Coming from the mouth of one of Taiwan’s great comic actors, this was not greatly encouraging, but Li had confidence that the production could preserve the spirit of the play despite a script in the modern Chinese vernacular. “We want to make the language understandable for the audience, but we certainly want to preserve the Shakespearean spirit. If we don’t, all that would be left would be the bare bones of the story, and that’s no good to anyone,” he said.
That will be the great challenge for this production, but the fact that it has been found necessary to put Li, who plays the title role, into a tight perm and blacken him up like a black-and-white minstrel, and give Chin (who plays Iago) a hooked prosthetic nose, makes this reviewer despair. Shades of vaudeville seem to linger about the rehearsals, and this can only be the kiss of death for any real sense of tragedy.

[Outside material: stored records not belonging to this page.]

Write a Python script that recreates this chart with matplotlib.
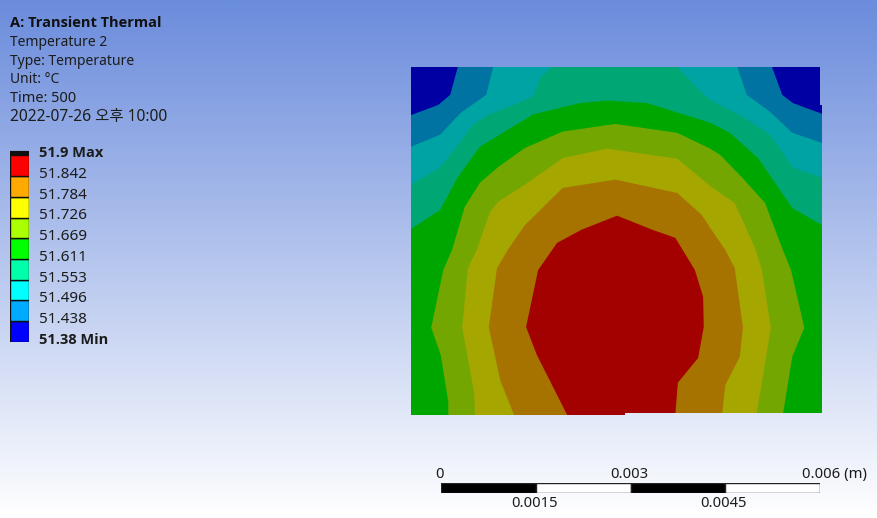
import matplotlib
matplotlib.use("Agg")
import matplotlib.pyplot as plt
import numpy as np
from matplotlib.colors import LinearSegmentedColormap
from matplotlib.patches import Polygon

# legend levels, degrees C
levels = [51.38, 51.438, 51.496, 51.553, 51.611, 51.669, 51.726, 51.784, 51.842, 51.9]
level_labels = ["51.38 Min", "51.438", "51.496", "51.553", "51.611", "51.669",
                "51.726", "51.784", "51.842", "51.9 Max"]
legend_colors = ["#0000ff", "#00aaff", "#00ffff", "#00ffaa", "#00ff00",
                 "#aaff00", "#ffff00", "#ffaa00", "#ff0000"]

header = ["Temperature 2", "Type: Temperature", "Unit: °C", "Time: 500",
          "2022-07-26 오후 10:00"]
header_sizes = [10, 10, 10, 10.5, 11.2]
title = "A: Transient Thermal"

# scale bar, metres
scale_ticks = [0, 0.0015, 0.003, 0.0045, 0.006]
scale_top = ["0", "0.003", "0.006 (m)"]
scale_bottom = ["0.0015", "0.0045"]

# plate size, mm
plate_w = 6.5
plate_h = 5.5
plate_outline = [(0, 0), (3.38, 0), (3.38, 0.024), (6.5, 0.024), (6.5, 4.9), (6.47, 4.9),
                 (6.47, 5.5), (0, 5.5)]

# contour bands, mm, outermost first: each one is "temperature above this level"
band_colors = ["#0073a3", "#00a3a3", "#00a673", "#00a600", "#73a600",
               "#a6a600", "#a67300", "#a30000"]
base_color = "#0000a3"

band1 = [(0.74, 5.5), (0.62, 5.06), (0.43, 4.90), (0, 4.74), (0, 0), (6.5, 0),
         (6.5, 4.76), (6.04, 4.93), (5.87, 5.06), (5.71, 5.5)]
band2 = [(1.30, 5.5), (1.19, 5.06), (0.78, 4.77), (0.46, 4.43), (0, 4.24), (0, 0), (6.5, 0),
         (6.5, 4.30), (6.03, 4.46), (5.68, 4.79), (5.31, 5.06), (5.16, 5.5)]
band3 = [(2.23, 5.5), (2.04, 5.33), (1.93, 5.03), (1.22, 4.74), (0.98, 4.59), (0.77, 4.30),
         (0.46, 3.91), (0, 3.64), (0, 0), (6.5, 0), (6.5, 3.75), (6.04, 3.91), (5.68, 4.43),
         (5.25, 4.71), (4.73, 4.98), (4.60, 5.09), (4.21, 5.5)]
band4 = [(0, 0), (0, 2.94), (0.46, 3.24), (0.74, 3.76), (1.09, 4.24), (1.60, 4.55), (1.93, 4.75),
         (2.67, 4.93), (3.10, 4.97), (3.73, 4.93), (4.73, 4.62), (5.04, 4.46), (5.49, 4.06),
         (6.03, 3.27), (6.5, 3.00), (6.5, 0)]
band5 = [(0.59, 0), (0.59, 0.21), (0.47, 0.95), (0.32, 1.38), (0.51, 2.29), (0.65, 2.61),
         (0.85, 3.29), (1.09, 3.67), (1.38, 3.92), (1.80, 4.22), (2.40, 4.48), (3.23, 4.60),
         (4.21, 4.46), (4.73, 4.21), (4.89, 4.11), (5.23, 3.76), (5.60, 3.35), (5.88, 2.61),
         (6.01, 2.29), (6.22, 1.38), (6.03, 0.92), (5.88, 0)]
band6 = [(1.01, 0), (1.00, 0.35), (0.81, 1.38), (0.90, 2.32), (1.04, 2.61), (1.25, 3.21),
         (1.38, 3.37), (1.80, 3.64), (2.40, 4.06), (3.10, 4.21), (4.21, 4.05), (4.73, 3.62),
         (5.12, 3.35), (5.44, 2.64), (5.55, 2.29), (5.69, 1.38), (5.55, 0.51), (5.46, 0)]
band7 = [(1.63, 0), (1.41, 0.55), (1.23, 1.39), (1.36, 2.32), (1.53, 2.61), (1.80, 3.00),
         (2.40, 3.59), (3.23, 3.72), (4.21, 3.51), (4.60, 3.16), (4.73, 2.96), (4.97, 2.61),
         (5.12, 2.32), (5.25, 1.39), (5.20, 0.92), (4.97, 0.47), (4.92, 0)]
band8 = [(2.47, 0), (1.99, 0.95), (1.82, 1.39), (2.01, 2.29), (2.31, 2.72), (2.70, 2.93),
         (3.26, 3.15), (3.81, 2.93), (4.18, 2.80), (4.49, 2.29), (4.62, 1.87), (4.63, 1.39),
         (4.54, 0.90), (4.22, 0.51), (4.18, 0)]
bands = [band1, band2, band3, band4, band5, band6, band7, band8]

W, H = 877, 518
plt.rcParams["font.family"] = ["Noto Sans", "Noto Sans CJK KR", "DejaVu Sans"]
text_color = "#1c1c1c"
bold_font = "Open Sans"


def px_axes(fig, x0, y0, x1, y1):
    # axes from pixel box, y measured from the top of the image
    ax = fig.add_axes([x0 / W, 1 - y1 / H, (x1 - x0) / W, (y1 - y0) / H])
    return ax


fig = plt.figure(figsize=(W / 100, H / 100), dpi=100)

# background gradient
bg = fig.add_axes([0, 0, 1, 1])
cmap = LinearSegmentedColormap.from_list("bg", ["#6b8cdc", "#ffffff"])
bg.imshow(np.linspace(0, 1, 256).reshape(-1, 1), aspect="auto", cmap=cmap, extent=(0, W, H, 0))
bg.set_xlim(0, W)
bg.set_ylim(H, 0)
bg.axis("off")

# header text
bg.text(9.5, 23, title, fontsize=10.5, fontweight="bold", family=bold_font, color="#111111",
        va="center")
for i, line in enumerate(header):
    bg.text(10, 42.3 + i * 18.8, line, fontsize=header_sizes[i], color=text_color, va="center")

# contour plate
ax = px_axes(fig, 411, 67, 822, 415)
ax.set_xlim(0, plate_w)
ax.set_ylim(0, plate_h)
ax.axis("off")
clip = Polygon(plate_outline, closed=True, transform=ax.transData)
ax.add_patch(Polygon(plate_outline, closed=True, facecolor=base_color, edgecolor="none"))
for pts, c in zip(bands, band_colors):
    p = ax.add_patch(Polygon(pts, closed=True, facecolor=c, edgecolor="none"))
    p.set_clip_path(clip)

# legend bar
leg = px_axes(fig, 10, 155, 29, 342)
for i, c in enumerate(legend_colors):
    leg.bar(0, levels[i + 1] - levels[i], bottom=levels[i], width=1, color=c,
            edgecolor="#101010", linewidth=1)
leg.set_xlim(-0.5, 0.5)
leg.set_ylim(levels[0], levels[-1])
leg.axis("off")
for lv, lab in zip(levels, level_labels):
    bold = "M" in lab
    leg.annotate(lab, xy=(1, lv), xycoords=("axes fraction", "data"), xytext=(7.5, 1.2),
                 textcoords="offset points", fontsize=10.5 if bold else 11, va="center",
                 color=text_color, fontweight="bold" if bold else "normal",
                 family=bold_font if bold else None, annotation_clip=False)
bg.plot([10, 29], [153.3, 153.3], color="#101010", lw=3, solid_capstyle="butt")

# scale bar
sc = px_axes(fig, 441, 483, 820, 493)
for i in range(4):
    sc.barh(0, scale_ticks[i + 1] - scale_ticks[i], left=scale_ticks[i], height=1,
            color="#000000" if i % 2 == 0 else "#ffffff", edgecolor="#222222", linewidth=1)
sc.set_xlim(0, 0.006)
sc.set_ylim(-0.5, 0.5)
sc.axis("off")
top_pos = [scale_ticks[0], scale_ticks[2], scale_ticks[4]]
for v, lab in zip(top_pos, scale_top):
    if lab == scale_top[-1]:
        sc.annotate(lab, xy=(v, 1), xycoords=("data", "axes fraction"), xytext=(-13, 6),
                    textcoords="offset points", fontsize=10.7, color=text_color, va="center",
                    annotation_clip=False)
    else:
        sc.annotate(lab, xy=(v, 1), xycoords=("data", "axes fraction"), xytext=(-1, 6),
                    textcoords="offset points", fontsize=10.7, color=text_color, ha="center",
                    va="center", annotation_clip=False)
for v, lab in zip([scale_ticks[1], scale_ticks[3]], scale_bottom):
    sc.annotate(lab, xy=(v, 0), xycoords=("data", "axes fraction"), xytext=(-1, -7.5),
                textcoords="offset points", fontsize=10.7, color=text_color, ha="center",
                va="center", annotation_clip=False)

fig.savefig("out.png", dpi=100)
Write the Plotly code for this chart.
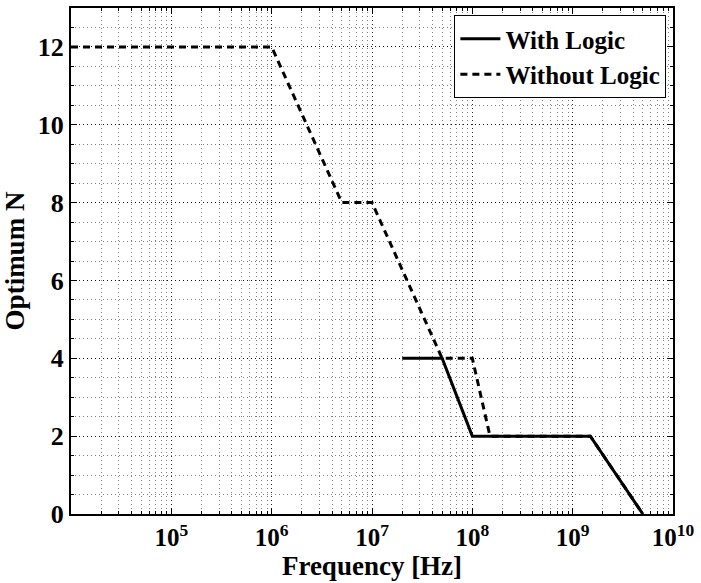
import plotly.graph_objects as go

# Data
with_freq = [2e7, 5e7, 1e8, 1.5e9, 5e9]
with_n = [4, 4, 2, 2, 0]
without_freq = [1e4, 1e6, 5e6, 1e7, 5e7, 1e8, 1.5e8, 1.5e9, 5e9]
without_n = [12, 12, 8, 8, 4, 4, 2, 2, 0]

x_tick_vals = [1e5, 1e6, 1e7, 1e8, 1e9, 1e10]
x_tick_text = ["10<sup>5</sup>", "10<sup>6</sup>", "10<sup>7</sup>", "10<sup>8</sup>", "10<sup>9</sup>", "10<sup>10</sup>"]
y_tick_vals = [0, 2, 4, 6, 8, 10, 12]

FONT = "Liberation Serif"

fig = go.Figure()
fig.add_trace(go.Scatter(x=without_freq, y=without_n, mode="lines", name="<b>Without Logic</b>",
                         line=dict(color="black", width=3, dash="7px,5px")))
fig.add_trace(go.Scatter(x=with_freq, y=with_n, mode="lines", name="<b>With Logic</b>",
                         line=dict(color="black", width=3)))

minor_x = [m * 10 ** e for e in range(4, 10) for m in range(2, 10)]

GRID_MAJOR = "rgba(0,0,0,0.85)"
GRID_MINOR = "rgba(0,0,0,0.5)"
GRID_DASH = "1px,3px"

fig.update_layout(
    width=701, height=583,
    margin=dict(l=70.5, r=21.5, t=6, b=69),
    paper_bgcolor="white", plot_bgcolor="white",
    font=dict(family=FONT, color="black", size=24),
    showlegend=True,
    legend=dict(x=0.989, y=0.986, xanchor="right", yanchor="top", bgcolor="white",
                bordercolor="black", borderwidth=1, traceorder="reversed",
                font=dict(family=FONT, size=25, color="black"),
                tracegroupgap=0, itemwidth=40),
    xaxis=dict(
        type="log", range=[4, 10],
        tickvals=x_tick_vals, ticktext=x_tick_text,
        ticks="inside", ticklen=6, tickwidth=1, tickcolor="black",
        showline=True, linecolor="black", linewidth=2, mirror="allticks",
        showgrid=True, gridcolor=GRID_MAJOR, griddash=GRID_DASH, gridwidth=1,
        tickfont=dict(family=FONT, size=25, color="black", weight="bold"),
        title=dict(text="<b>Frequency [Hz]</b>", font=dict(family=FONT, size=27), standoff=2),
        minor=dict(tickvals=minor_x, ticks="inside", ticklen=3, tickcolor="black",
                   showgrid=True, gridcolor=GRID_MINOR, griddash=GRID_DASH, gridwidth=1),
        zeroline=False,
    ),
    yaxis=dict(
        range=[0, 13],
        tickvals=y_tick_vals,
        ticks="inside", ticklen=6, tickwidth=1, tickcolor="black",
        showline=True, linecolor="black", linewidth=2, mirror="allticks",
        showgrid=True, gridcolor=GRID_MAJOR, griddash=GRID_DASH, gridwidth=1,
        tickfont=dict(family=FONT, size=26, color="black", weight="bold"),
        title=dict(text="<b>Optimum N</b>", font=dict(family=FONT, size=27), standoff=6),
        minor=dict(dtick=0.5, ticks="inside", ticklen=3, tickcolor="black",
                   showgrid=True, gridcolor=GRID_MINOR, griddash=GRID_DASH, gridwidth=1),
        zeroline=False,
    ),
)

fig.write_html("out.html", config={"displayModeBar": False},
               post_script="document.body.style.margin='0';document.body.style.padding='0';")
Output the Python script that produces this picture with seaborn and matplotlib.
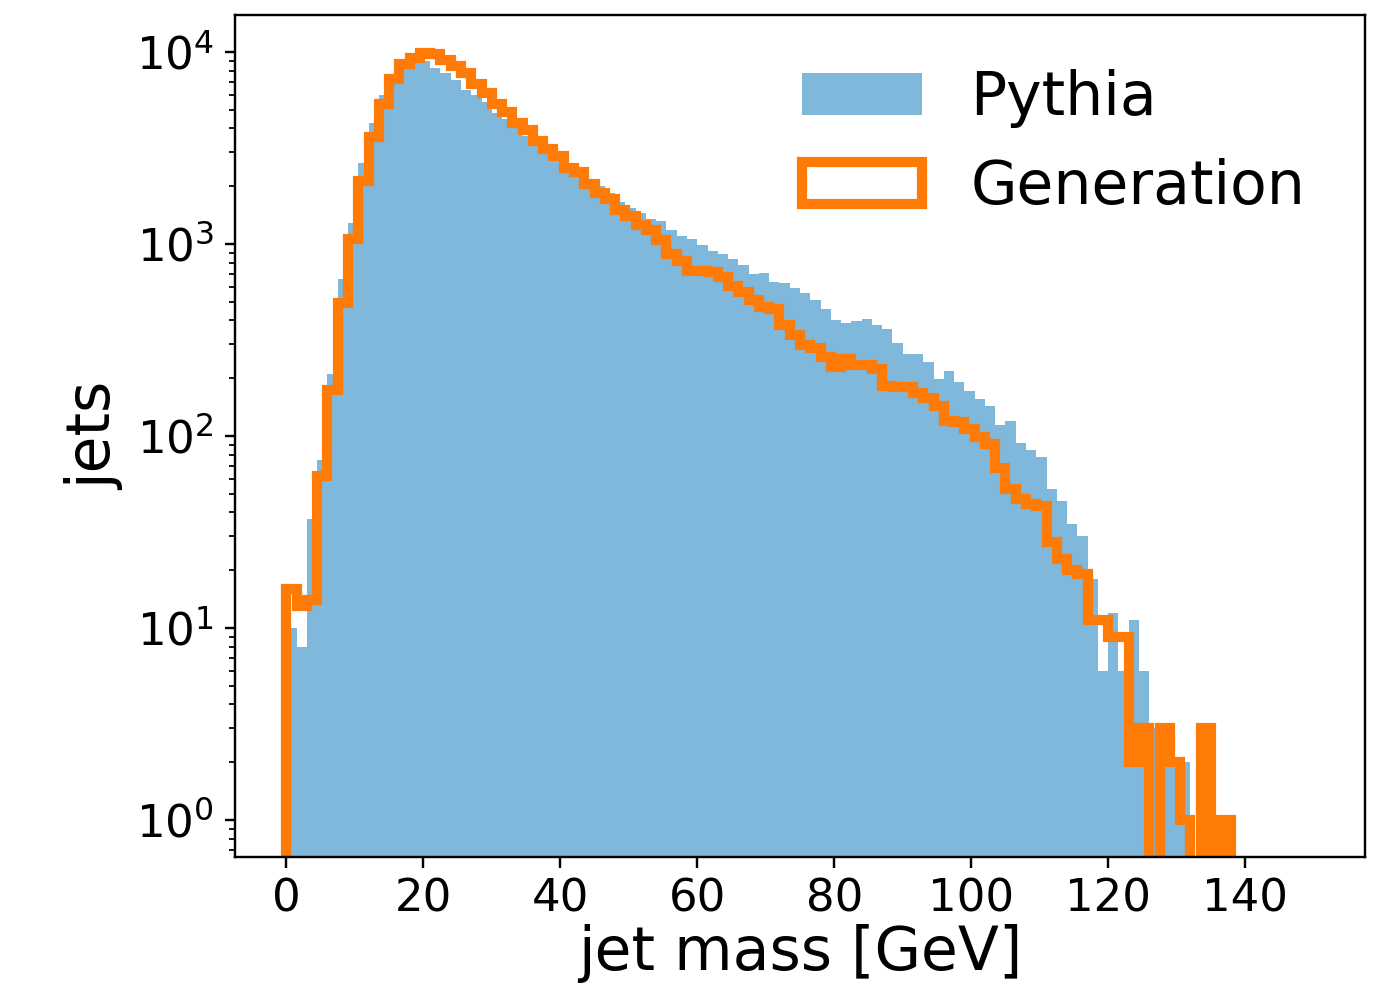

Li and Chin got together six years ago to put on the enormously successful play ART, an adaptation from a work by the emerging French playwright Yasmina Reza. But even then, while the box office for that adaptation must have been gratifying, Godot’s version failed to achieve the feather-light sparkle that relies on the kind of shorthand of visual and spoken cues — body language, costume, turns of phrase, accents.
This adaptation of Othello may face similar problems of being neither English nor Chinese, but an uncomfortable mixture of the two. But to see if the production team, and its big-ticket cast, is able to bridge the gap between Elizabethan England and 21st century Taipei should prove extremely interesting to watch.